• [The task]: Take the lines from the head of the listing through the one bearing "import plotly.graph_objects as go" and copy them exactly, leaving every picture out.

• [Data section]:
--- START ---
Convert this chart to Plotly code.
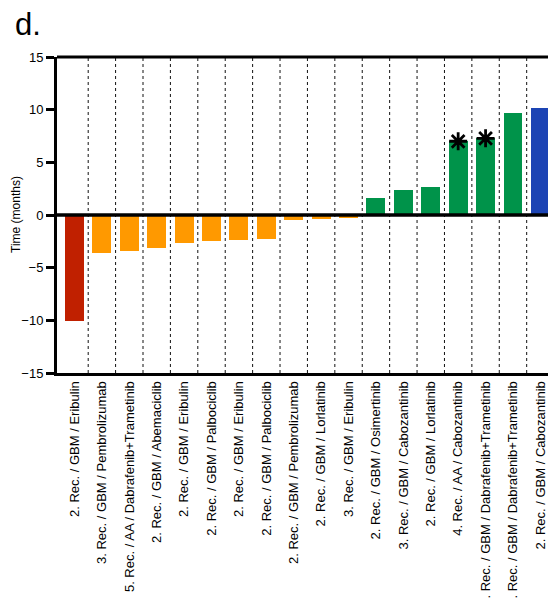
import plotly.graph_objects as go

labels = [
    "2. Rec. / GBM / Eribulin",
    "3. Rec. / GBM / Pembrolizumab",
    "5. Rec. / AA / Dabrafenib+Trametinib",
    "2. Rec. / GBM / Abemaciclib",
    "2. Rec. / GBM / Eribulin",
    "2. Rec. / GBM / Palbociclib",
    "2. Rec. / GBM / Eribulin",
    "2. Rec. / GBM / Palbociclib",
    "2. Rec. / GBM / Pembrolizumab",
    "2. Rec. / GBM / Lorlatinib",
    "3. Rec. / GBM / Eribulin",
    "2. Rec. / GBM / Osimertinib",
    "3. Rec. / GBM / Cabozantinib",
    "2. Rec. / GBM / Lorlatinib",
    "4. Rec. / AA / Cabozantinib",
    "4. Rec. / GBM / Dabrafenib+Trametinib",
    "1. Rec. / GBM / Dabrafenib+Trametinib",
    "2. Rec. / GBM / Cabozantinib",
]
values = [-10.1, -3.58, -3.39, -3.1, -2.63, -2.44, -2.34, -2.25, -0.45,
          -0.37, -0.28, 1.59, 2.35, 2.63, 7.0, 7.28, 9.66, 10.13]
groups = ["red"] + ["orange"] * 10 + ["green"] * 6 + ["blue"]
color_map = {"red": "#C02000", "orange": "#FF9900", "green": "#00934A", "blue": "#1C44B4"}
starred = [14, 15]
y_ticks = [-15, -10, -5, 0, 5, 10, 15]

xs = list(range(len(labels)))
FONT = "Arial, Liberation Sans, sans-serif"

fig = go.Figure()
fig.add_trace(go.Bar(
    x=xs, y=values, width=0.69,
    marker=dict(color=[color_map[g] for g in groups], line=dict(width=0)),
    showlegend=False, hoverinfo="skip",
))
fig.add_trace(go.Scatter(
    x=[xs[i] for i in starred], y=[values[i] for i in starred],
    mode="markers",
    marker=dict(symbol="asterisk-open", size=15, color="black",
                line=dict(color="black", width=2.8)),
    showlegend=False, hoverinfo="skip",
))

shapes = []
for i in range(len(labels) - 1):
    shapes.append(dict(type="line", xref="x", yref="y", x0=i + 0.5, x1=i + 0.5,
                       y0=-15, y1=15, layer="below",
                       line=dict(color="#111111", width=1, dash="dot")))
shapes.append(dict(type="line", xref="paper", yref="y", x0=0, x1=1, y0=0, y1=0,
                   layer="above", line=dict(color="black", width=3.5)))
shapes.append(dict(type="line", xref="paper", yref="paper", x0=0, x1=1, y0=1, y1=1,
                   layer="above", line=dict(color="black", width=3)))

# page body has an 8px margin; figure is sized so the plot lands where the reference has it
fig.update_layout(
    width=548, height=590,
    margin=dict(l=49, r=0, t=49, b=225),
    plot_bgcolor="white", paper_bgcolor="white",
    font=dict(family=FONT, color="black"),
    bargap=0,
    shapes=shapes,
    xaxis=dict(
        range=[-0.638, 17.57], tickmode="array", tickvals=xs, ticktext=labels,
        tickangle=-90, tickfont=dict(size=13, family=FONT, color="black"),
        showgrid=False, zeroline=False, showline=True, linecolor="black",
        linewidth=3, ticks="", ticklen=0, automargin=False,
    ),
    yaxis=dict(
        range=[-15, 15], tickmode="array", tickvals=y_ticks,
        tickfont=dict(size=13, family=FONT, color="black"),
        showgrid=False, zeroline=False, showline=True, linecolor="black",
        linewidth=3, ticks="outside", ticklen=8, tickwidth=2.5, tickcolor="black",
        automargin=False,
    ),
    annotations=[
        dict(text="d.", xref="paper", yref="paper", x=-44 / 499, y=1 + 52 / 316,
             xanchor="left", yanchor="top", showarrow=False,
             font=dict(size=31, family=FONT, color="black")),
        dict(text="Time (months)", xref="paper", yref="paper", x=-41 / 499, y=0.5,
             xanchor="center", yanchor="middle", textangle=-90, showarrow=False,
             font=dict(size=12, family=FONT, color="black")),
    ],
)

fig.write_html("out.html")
--- END ---
• [Result]:
Convert this chart to Plotly code.
import plotly.graph_objects as go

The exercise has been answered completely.